SeeClick provides the model, data, and code for a visual GUI agent that leverages GUI grounding for advanced interaction. It is designed for researchers and developers working on multimodal AI agents that need to understand and interact with graphical user interfaces across various platforms. The project offers a benchmark, pre-training data, and inference code to facilitate the development of such agents.
How It Works
SeeClick is built upon the Qwen-VL architecture, a large vision-language model. It enhances Qwen-VL's capabilities by fine-tuning it on a large-scale GUI grounding dataset. This fine-tuning process teaches the model to accurately identify and locate specific UI elements (text or icons/widgets) based on natural language instructions, enabling it to predict click points or bounding boxes within interface screenshots.
Quick Start & Requirements
- Install dependencies:
pip install -r requirements.txt
- Inference requires a CUDA-enabled GPU.
- Model checkpoint available on Hugging Face: cckevinn/SeeClick
- Official documentation and examples are available in the repository.
Highlighted Details
- Introduces ScreenSpot, a GUI grounding benchmark with over 1200 instructions across iOS, Android, macOS, Windows, and Web.

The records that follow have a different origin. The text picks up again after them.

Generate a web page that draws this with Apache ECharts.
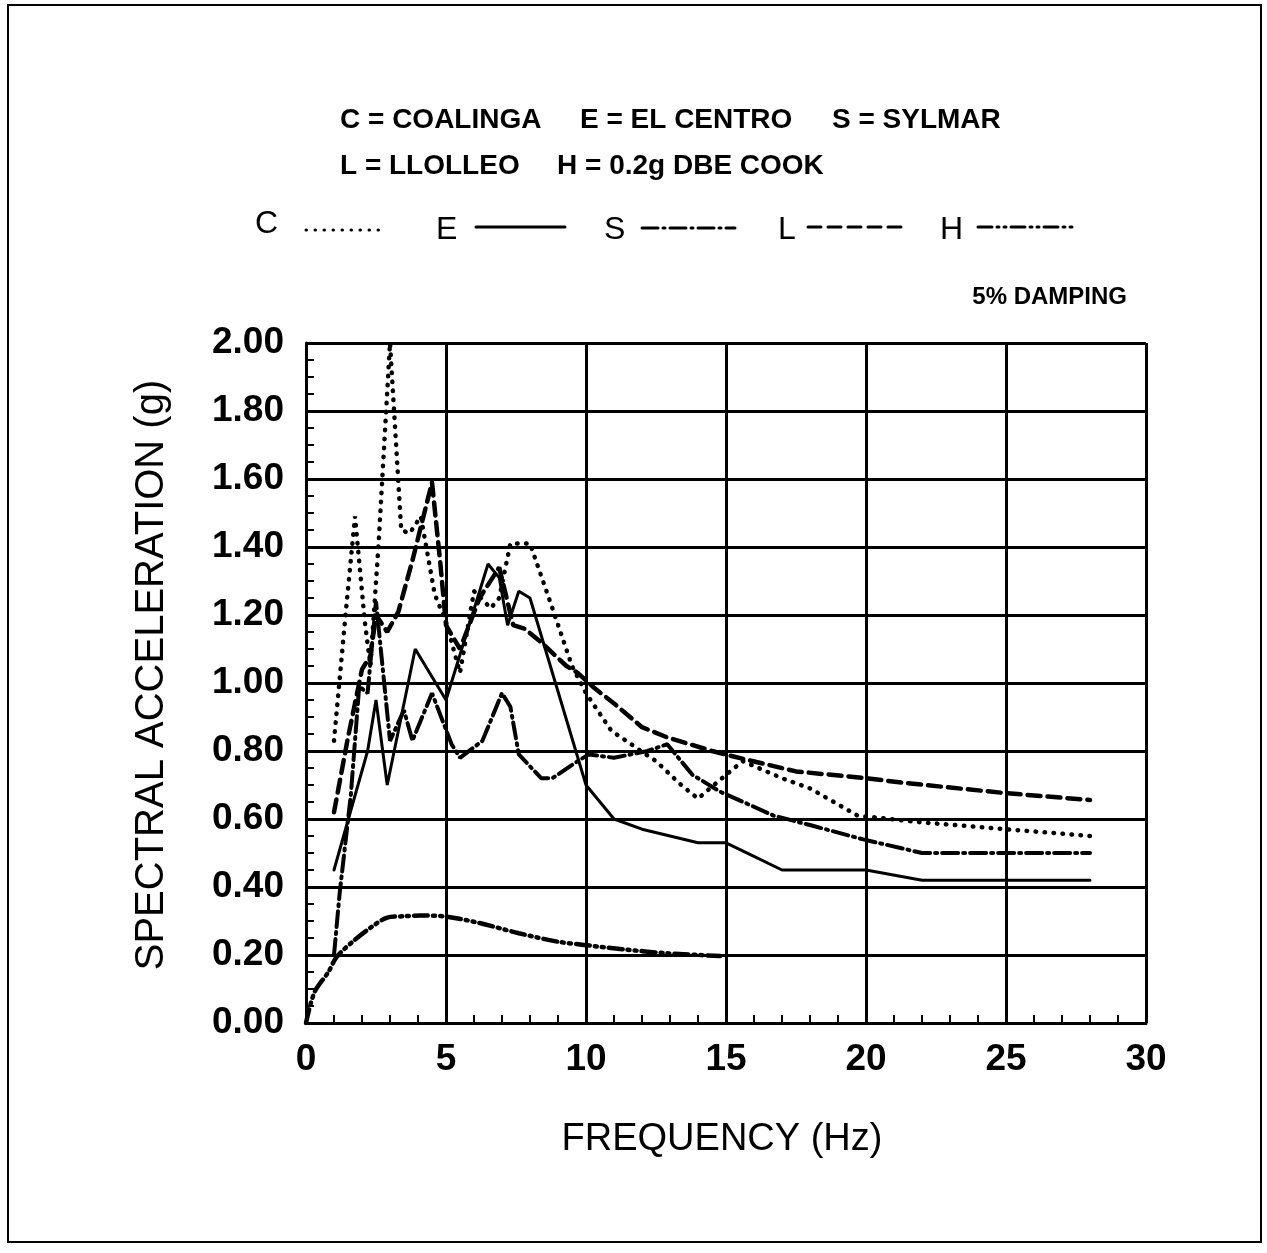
<!DOCTYPE html>
<html>
<head>
<meta charset="utf-8">
<script src="https://cdn.jsdelivr.net/npm/echarts@6/dist/echarts.min.js"></script>
<style>
  html, body { margin: 0; padding: 0; background: #fff; }
  #chart { width: 1267px; height: 1253px; }
</style>
</head>
<body>
<div id="chart"></div>
<script>
// spectra, [frequency Hz, acceleration g]
var coalinga = [[1, 0.83], [1.4, 1.19], [1.75, 1.49], [2.1, 1.18], [2.3, 1.05], [2.6, 1.42], [3, 2.0],
  [3.4, 1.45], [3.7, 1.44], [4.1, 1.49], [4.6, 1.26], [5, 1.18], [5.5, 1.03], [6, 1.27], [6.6, 1.22],
  [6.9, 1.25], [7.3, 1.41], [8, 1.41], [8.8, 1.22], [9.5, 1.05], [10, 0.97], [10.9, 0.86], [12.5, 0.77],
  [13.4, 0.70], [14, 0.66], [15, 0.73], [15.6, 0.77], [17, 0.72], [18, 0.69], [19.7, 0.61], [22, 0.59],
  [25, 0.57], [28, 0.55]];
var elCentro = [[1, 0.45], [2.2, 0.8], [2.5, 0.95], [2.9, 0.70], [3.9, 1.10], [5, 0.95], [6.5, 1.35],
  [6.9, 1.31], [7.2, 1.17], [7.6, 1.27], [8, 1.25], [10, 0.70], [11, 0.60], [12, 0.57], [14, 0.53],
  [15, 0.53], [16, 0.49], [17, 0.45], [20, 0.45], [22, 0.42], [28, 0.42]];
var sylmar = [[1, 0.2], [1.2, 0.38], [1.6, 0.67], [1.9, 0.99], [2.2, 0.97], [2.5, 1.24], [3, 0.83],
  [3.5, 0.92], [3.8, 0.83], [4.5, 0.97], [5.2, 0.82], [5.5, 0.78], [6.3, 0.83], [7, 0.97], [7.3, 0.93],
  [7.6, 0.79], [8.4, 0.72], [8.8, 0.72], [9.7, 0.77], [10.1, 0.79], [11, 0.78], [12.2, 0.80], [12.9, 0.82],
  [13.8, 0.73], [14.8, 0.68], [16.7, 0.61], [18.1, 0.58], [19.9, 0.54], [22, 0.5], [28, 0.5]];
var llolleo = [[1, 0.62], [1.5, 0.84], [2, 1.04], [2.3, 1.08], [2.5, 1.2], [2.9, 1.15], [3.3, 1.21],
  [3.8, 1.36], [4.5, 1.59], [4.8, 1.35], [5, 1.17], [5.5, 1.10], [6.2, 1.25], [6.9, 1.34], [7.4, 1.17],
  [7.8, 1.16], [8.4, 1.12], [9.3, 1.05], [9.7, 1.03], [10.3, 0.985], [11, 0.94], [12, 0.87], [12.9, 0.84],
  [14.5, 0.80], [15.7, 0.775], [17.5, 0.74], [20, 0.72], [21.5, 0.705], [25, 0.676], [28, 0.656]];
var dbeCook = [[0, 0], [0.3, 0.09], [0.8, 0.15], [1.1, 0.195], [1.75, 0.245], [2.35, 0.283], [2.9, 0.31],
  [3.5, 0.314], [4.1, 0.316], [5, 0.313], [6.2, 0.294], [7.6, 0.264], [9, 0.239], [10, 0.229],
  [11.3, 0.217], [12.9, 0.205], [14.8, 0.197]];

var dotted = [0.5, 8.5];
var dashed = [13, 7];
var dashDot = [16, 5, 2, 5];
var dashDotDot = [14, 5, 2, 5, 2, 5];

var chart = echarts.init(document.getElementById('chart'));

function lineSeries(name, data, dash, width, smooth) {
  return {
    name: name,
    type: 'line',
    data: data,
    showSymbol: false,
    smooth: smooth || false,
    animation: false,
    lineStyle: { color: '#000', width: width, type: dash, cap: 'round' }
  };
}

function legendText(str, x, y, font, align) {
  return {
    type: 'text', x: x, y: y,
    style: { text: str, font: font, fill: '#000', textAlign: align || 'left', textVerticalAlign: 'middle' }
  };
}

function legendLine(x1, x2, y, dash, width) {
  return {
    type: 'line',
    shape: { x1: x1, y1: y, x2: x2, y2: y },
    style: { stroke: '#000', lineWidth: width, lineDash: dash, lineCap: 'round' }
  };
}

var headFont = 'bold 28px "Liberation Sans"';
var keyFont = '32px "Liberation Sans"';

var option = {
  backgroundColor: '#fff',
  animation: false,
  grid: { left: 306, right: 121, top: 343, bottom: 230, containLabel: false },
  xAxis: {
    type: 'value',
    min: 0, max: 30, interval: 5,
    axisLine: { show: true, lineStyle: { color: '#000', width: 3 } },
    axisTick: { show: true, inside: true, length: 8, lineStyle: { color: '#000', width: 2 } },
    minorTick: { show: true, splitNumber: 5, length: 8, lineStyle: { color: '#000', width: 2 } },
    splitLine: { show: true, lineStyle: { color: '#000', width: 3 } },
    axisLabel: { color: '#000', fontFamily: 'Liberation Sans', fontWeight: 'bold', fontSize: 37, margin: 18 }
  },
  yAxis: {
    type: 'value',
    min: 0, max: 2, interval: 0.2,
    axisLine: { show: true, lineStyle: { color: '#000', width: 3 } },
    axisTick: { show: true, inside: true, length: 8, lineStyle: { color: '#000', width: 2 } },
    minorTick: { show: true, splitNumber: 4, length: 8, lineStyle: { color: '#000', width: 2 } },
    splitLine: { show: true, lineStyle: { color: '#000', width: 3 } },
    axisLabel: {
      color: '#000', fontFamily: 'Liberation Sans', fontWeight: 'bold', fontSize: 37, margin: 22,
      formatter: function (v) { return v.toFixed(2); }
    }
  },
  graphic: [
    { type: 'rect', shape: { x: 8, y: 5, width: 1253, height: 1237 },
      style: { fill: 'none', stroke: '#000', lineWidth: 2 } },
    legendText('C = COALINGA', 340, 120, headFont),
    legendText('E = EL CENTRO', 580, 120, headFont),
    legendText('S = SYLMAR', 832, 120, headFont),
    legendText('L = LLOLLEO', 340, 166, headFont),
    legendText('H = 0.2g DBE COOK', 557, 166, headFont),
    legendText('C', 255, 224, keyFont),
    legendLine(306, 384, 230, dotted, 3),
    legendText('E', 436, 230, keyFont),
    legendLine(476, 565, 227, [], 3),
    legendText('S', 604, 230, keyFont),
    legendLine(642, 735, 228, dashDot, 3),
    legendText('L', 778, 230, keyFont),
    legendLine(808, 905, 227, dashed, 3),
    legendText('H', 940, 230, keyFont),
    legendLine(978, 1072, 227, dashDotDot, 3),
    legendText('5% DAMPING', 1127, 297, 'bold 24px "Liberation Sans"', 'right'),
    legendText('FREQUENCY (Hz)', 722, 1140, '38px "Liberation Sans"', 'center'),
    {
      type: 'text', x: 152, y: 675, rotation: Math.PI / 2,
      style: { text: 'SPECTRAL ACCELERATION (g)', font: '40px "Liberation Sans"', fill: '#000',
        textAlign: 'center', textVerticalAlign: 'middle' }
    }
  ],
  series: [
    lineSeries('C', coalinga, dotted, 4.5),
    lineSeries('E', elCentro, 'solid', 3),
    lineSeries('S', sylmar, dashDot, 4),
    lineSeries('L', llolleo, dashed, 4.5),
    lineSeries('H', dbeCook, dashDotDot, 4.5, 0.3)
  ]
};

chart.setOption(option);
</script>
</body>
</html>
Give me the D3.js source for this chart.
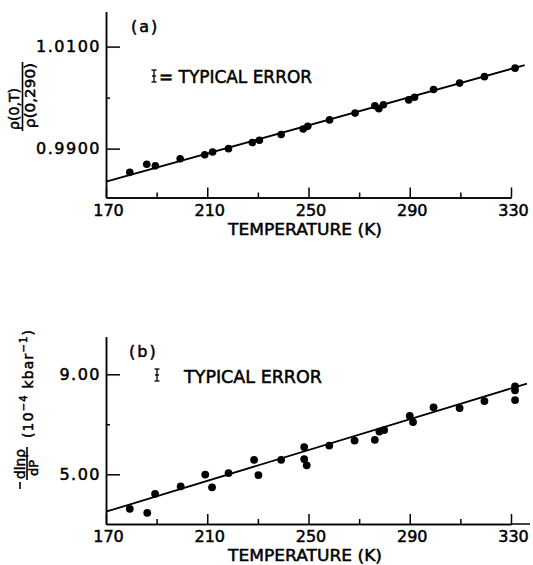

- Achieves state-of-the-art performance on GUI grounding tasks, outperforming models like GPT-4V and CogAgent on average across various metrics.
- Provides a large-scale GUI grounding pre-training dataset, including a corpus from Common Crawl.
- Offers code for pre-training, fine-tuning (including LoRA), and evaluation on downstream agent tasks.
Maintenance & Community
- The project is associated with ACL 2024.
- Further details on downstream agent tasks and fine-tuning are available in the repository.
Licensing & Compatibility
- The project incorporates datasets and checkpoints governed by their original licenses. Users must adhere to all specified terms.
- Compatibility for commercial use or closed-source linking depends on the licenses of the incorporated datasets and checkpoints.
Limitations & Caveats
- The project's licensing is complex due to the incorporation of multiple datasets and checkpoints, requiring careful review of each component's license.
- While SeeClick is primarily trained for predicting click points, its performance on bounding box prediction may vary.